╔══

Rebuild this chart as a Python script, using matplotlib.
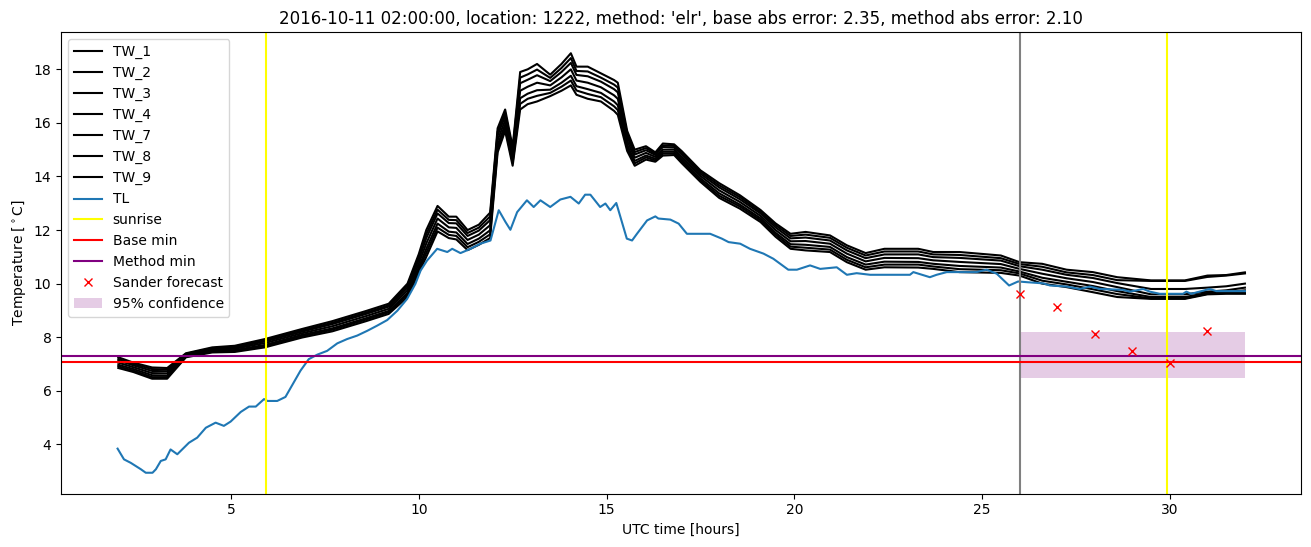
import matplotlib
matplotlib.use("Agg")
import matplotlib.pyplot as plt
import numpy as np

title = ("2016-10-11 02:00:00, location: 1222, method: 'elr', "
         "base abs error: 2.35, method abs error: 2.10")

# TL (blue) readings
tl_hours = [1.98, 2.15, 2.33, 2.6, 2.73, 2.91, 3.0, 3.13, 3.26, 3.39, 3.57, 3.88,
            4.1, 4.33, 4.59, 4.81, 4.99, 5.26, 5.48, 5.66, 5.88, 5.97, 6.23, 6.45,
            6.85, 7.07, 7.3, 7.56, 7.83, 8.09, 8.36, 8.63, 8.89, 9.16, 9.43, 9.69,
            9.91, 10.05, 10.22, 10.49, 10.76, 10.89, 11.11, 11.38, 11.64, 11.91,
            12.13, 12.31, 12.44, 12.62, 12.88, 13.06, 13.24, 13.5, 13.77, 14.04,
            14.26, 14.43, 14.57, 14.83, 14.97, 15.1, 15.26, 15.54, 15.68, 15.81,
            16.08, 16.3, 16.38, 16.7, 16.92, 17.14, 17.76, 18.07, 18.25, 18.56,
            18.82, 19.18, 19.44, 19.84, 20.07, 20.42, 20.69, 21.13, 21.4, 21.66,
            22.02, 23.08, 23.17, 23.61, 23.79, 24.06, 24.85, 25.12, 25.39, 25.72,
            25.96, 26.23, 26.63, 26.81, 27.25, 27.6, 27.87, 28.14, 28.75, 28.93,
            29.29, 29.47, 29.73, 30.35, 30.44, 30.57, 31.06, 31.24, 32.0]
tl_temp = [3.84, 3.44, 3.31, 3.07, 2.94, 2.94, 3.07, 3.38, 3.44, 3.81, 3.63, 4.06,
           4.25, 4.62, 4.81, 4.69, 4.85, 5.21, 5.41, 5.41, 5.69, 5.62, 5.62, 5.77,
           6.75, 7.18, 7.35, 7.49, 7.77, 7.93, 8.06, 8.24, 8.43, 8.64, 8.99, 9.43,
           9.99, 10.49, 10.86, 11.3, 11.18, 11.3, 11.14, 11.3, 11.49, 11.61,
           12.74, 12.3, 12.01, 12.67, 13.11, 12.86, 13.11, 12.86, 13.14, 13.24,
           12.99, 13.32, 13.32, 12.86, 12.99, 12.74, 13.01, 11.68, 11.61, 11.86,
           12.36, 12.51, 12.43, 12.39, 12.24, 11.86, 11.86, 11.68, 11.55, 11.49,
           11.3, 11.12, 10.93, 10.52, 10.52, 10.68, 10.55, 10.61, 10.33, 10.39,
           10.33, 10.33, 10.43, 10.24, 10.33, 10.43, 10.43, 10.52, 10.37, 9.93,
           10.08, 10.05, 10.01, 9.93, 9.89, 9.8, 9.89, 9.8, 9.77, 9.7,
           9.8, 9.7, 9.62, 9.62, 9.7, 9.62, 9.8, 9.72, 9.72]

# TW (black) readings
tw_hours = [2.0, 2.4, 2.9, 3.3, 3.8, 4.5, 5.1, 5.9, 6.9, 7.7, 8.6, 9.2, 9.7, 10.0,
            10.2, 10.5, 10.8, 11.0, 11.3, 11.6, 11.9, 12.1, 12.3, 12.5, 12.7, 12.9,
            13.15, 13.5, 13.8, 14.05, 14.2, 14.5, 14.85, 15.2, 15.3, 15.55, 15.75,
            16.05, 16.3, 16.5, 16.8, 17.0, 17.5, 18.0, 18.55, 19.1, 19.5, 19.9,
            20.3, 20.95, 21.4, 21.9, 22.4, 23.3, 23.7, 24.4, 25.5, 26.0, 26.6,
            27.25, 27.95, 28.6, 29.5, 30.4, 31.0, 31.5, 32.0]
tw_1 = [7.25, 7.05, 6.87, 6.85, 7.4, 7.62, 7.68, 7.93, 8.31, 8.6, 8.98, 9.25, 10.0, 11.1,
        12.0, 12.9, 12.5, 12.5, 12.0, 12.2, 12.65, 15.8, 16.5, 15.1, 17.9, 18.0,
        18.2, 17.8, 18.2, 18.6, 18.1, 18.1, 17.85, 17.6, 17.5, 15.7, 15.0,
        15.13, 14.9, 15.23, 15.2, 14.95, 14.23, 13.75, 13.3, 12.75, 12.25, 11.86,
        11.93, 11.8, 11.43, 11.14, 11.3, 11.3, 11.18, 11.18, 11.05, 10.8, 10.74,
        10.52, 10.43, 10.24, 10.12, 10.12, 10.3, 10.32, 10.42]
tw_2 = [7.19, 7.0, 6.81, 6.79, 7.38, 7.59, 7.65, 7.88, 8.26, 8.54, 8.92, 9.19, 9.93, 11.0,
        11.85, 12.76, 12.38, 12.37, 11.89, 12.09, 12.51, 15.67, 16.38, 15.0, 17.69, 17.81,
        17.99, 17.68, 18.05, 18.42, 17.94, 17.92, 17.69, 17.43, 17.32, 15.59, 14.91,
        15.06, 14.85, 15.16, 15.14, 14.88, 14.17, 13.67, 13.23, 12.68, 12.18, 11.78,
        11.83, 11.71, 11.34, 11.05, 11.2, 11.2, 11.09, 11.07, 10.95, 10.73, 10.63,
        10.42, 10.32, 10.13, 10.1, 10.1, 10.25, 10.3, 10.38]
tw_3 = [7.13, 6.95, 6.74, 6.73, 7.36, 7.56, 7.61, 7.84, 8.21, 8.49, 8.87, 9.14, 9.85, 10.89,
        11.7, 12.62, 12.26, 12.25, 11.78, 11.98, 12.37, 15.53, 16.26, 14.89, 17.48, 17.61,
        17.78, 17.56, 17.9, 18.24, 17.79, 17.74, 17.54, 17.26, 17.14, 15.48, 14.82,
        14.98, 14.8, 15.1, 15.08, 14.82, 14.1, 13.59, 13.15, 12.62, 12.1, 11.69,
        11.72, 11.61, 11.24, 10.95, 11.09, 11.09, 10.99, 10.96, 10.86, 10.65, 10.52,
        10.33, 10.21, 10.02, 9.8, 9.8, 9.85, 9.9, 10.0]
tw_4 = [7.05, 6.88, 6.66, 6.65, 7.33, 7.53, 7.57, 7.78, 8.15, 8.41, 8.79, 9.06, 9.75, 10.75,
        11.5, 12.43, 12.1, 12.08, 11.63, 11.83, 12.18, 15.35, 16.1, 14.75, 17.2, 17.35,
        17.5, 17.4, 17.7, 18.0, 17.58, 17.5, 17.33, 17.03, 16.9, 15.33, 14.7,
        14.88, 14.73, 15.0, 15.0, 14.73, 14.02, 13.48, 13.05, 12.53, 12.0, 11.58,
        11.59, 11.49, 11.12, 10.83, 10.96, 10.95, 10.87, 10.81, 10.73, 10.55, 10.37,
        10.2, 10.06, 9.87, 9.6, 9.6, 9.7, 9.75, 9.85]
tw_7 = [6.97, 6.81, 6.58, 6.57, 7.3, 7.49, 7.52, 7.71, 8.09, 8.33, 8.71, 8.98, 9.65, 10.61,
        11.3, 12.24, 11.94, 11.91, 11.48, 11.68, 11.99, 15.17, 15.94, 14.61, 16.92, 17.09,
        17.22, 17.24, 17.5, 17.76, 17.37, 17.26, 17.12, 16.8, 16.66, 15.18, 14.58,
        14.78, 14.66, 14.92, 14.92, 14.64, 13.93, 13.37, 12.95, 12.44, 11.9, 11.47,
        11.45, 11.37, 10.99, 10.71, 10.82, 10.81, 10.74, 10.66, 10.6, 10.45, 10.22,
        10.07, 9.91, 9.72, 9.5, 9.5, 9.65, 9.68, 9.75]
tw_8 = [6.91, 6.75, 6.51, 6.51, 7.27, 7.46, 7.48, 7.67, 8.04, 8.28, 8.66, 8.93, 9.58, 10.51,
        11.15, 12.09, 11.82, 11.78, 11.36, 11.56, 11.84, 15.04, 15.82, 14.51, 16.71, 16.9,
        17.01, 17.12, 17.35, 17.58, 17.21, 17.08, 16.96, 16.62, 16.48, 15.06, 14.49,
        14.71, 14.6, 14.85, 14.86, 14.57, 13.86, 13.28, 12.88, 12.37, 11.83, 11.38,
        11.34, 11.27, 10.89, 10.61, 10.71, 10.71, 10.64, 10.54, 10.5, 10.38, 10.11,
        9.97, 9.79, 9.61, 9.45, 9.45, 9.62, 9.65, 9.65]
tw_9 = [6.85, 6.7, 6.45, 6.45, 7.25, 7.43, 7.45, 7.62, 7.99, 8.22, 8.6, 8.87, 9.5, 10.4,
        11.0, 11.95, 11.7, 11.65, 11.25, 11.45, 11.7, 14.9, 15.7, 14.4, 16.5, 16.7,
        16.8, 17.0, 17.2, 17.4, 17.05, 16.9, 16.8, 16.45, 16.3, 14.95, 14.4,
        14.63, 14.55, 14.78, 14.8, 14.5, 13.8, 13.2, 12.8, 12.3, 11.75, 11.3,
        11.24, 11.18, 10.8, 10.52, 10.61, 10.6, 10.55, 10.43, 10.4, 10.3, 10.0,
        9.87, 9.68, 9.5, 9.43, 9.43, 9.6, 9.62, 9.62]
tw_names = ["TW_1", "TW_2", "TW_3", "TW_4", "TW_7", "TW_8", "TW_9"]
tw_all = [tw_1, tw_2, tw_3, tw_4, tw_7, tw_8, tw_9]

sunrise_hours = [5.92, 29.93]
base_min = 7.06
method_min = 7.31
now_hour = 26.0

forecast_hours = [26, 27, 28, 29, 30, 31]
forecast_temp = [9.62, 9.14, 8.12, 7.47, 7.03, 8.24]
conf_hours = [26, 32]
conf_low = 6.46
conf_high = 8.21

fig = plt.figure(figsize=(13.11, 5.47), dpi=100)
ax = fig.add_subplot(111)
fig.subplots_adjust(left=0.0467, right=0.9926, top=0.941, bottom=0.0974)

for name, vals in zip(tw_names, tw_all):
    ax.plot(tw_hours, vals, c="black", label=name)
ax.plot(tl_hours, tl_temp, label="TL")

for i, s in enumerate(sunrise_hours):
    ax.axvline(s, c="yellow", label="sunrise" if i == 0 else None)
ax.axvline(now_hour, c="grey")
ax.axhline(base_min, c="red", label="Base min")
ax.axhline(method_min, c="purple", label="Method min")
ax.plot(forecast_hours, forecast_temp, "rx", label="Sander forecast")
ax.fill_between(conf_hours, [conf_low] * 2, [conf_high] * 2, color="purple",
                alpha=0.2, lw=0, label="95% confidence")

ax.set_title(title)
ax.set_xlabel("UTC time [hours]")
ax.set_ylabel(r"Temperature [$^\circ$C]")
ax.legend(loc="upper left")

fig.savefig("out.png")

╚══

* **Written request**: Begin at the first line of the data above and repeat each line exactly, stopping after the line containing "9.8, 9.7, 9.62, 9.62, 9.7, 9.62, 9.8, 9.72, 9.72]". Omit the pictures.

* **Task result**:
Rebuild this chart as a Python script, using matplotlib.
import matplotlib
matplotlib.use("Agg")
import matplotlib.pyplot as plt
import numpy as np

title = ("2016-10-11 02:00:00, location: 1222, method: 'elr', "
         "base abs error: 2.35, method abs error: 2.10")

# TL (blue) readings
tl_hours = [1.98, 2.15, 2.33, 2.6, 2.73, 2.91, 3.0, 3.13, 3.26, 3.39, 3.57, 3.88,
            4.1, 4.33, 4.59, 4.81, 4.99, 5.26, 5.48, 5.66, 5.88, 5.97, 6.23, 6.45,
            6.85, 7.07, 7.3, 7.56, 7.83, 8.09, 8.36, 8.63, 8.89, 9.16, 9.43, 9.69,
            9.91, 10.05, 10.22, 10.49, 10.76, 10.89, 11.11, 11.38, 11.64, 11.91,
            12.13, 12.31, 12.44, 12.62, 12.88, 13.06, 13.24, 13.5, 13.77, 14.04,
            14.26, 14.43, 14.57, 14.83, 14.97, 15.1, 15.26, 15.54, 15.68, 15.81,
            16.08, 16.3, 16.38, 16.7, 16.92, 17.14, 17.76, 18.07, 18.25, 18.56,
            18.82, 19.18, 19.44, 19.84, 20.07, 20.42, 20.69, 21.13, 21.4, 21.66,
            22.02, 23.08, 23.17, 23.61, 23.79, 24.06, 24.85, 25.12, 25.39, 25.72,
            25.96, 26.23, 26.63, 26.81, 27.25, 27.6, 27.87, 28.14, 28.75, 28.93,
            29.29, 29.47, 29.73, 30.35, 30.44, 30.57, 31.06, 31.24, 32.0]
tl_temp = [3.84, 3.44, 3.31, 3.07, 2.94, 2.94, 3.07, 3.38, 3.44, 3.81, 3.63, 4.06,
           4.25, 4.62, 4.81, 4.69, 4.85, 5.21, 5.41, 5.41, 5.69, 5.62, 5.62, 5.77,
           6.75, 7.18, 7.35, 7.49, 7.77, 7.93, 8.06, 8.24, 8.43, 8.64, 8.99, 9.43,
           9.99, 10.49, 10.86, 11.3, 11.18, 11.3, 11.14, 11.3, 11.49, 11.61,
           12.74, 12.3, 12.01, 12.67, 13.11, 12.86, 13.11, 12.86, 13.14, 13.24,
           12.99, 13.32, 13.32, 12.86, 12.99, 12.74, 13.01, 11.68, 11.61, 11.86,
           12.36, 12.51, 12.43, 12.39, 12.24, 11.86, 11.86, 11.68, 11.55, 11.49,
           11.3, 11.12, 10.93, 10.52, 10.52, 10.68, 10.55, 10.61, 10.33, 10.39,
           10.33, 10.33, 10.43, 10.24, 10.33, 10.43, 10.43, 10.52, 10.37, 9.93,
           10.08, 10.05, 10.01, 9.93, 9.89, 9.8, 9.89, 9.8, 9.77, 9.7,
           9.8, 9.7, 9.62, 9.62, 9.7, 9.62, 9.8, 9.72, 9.72]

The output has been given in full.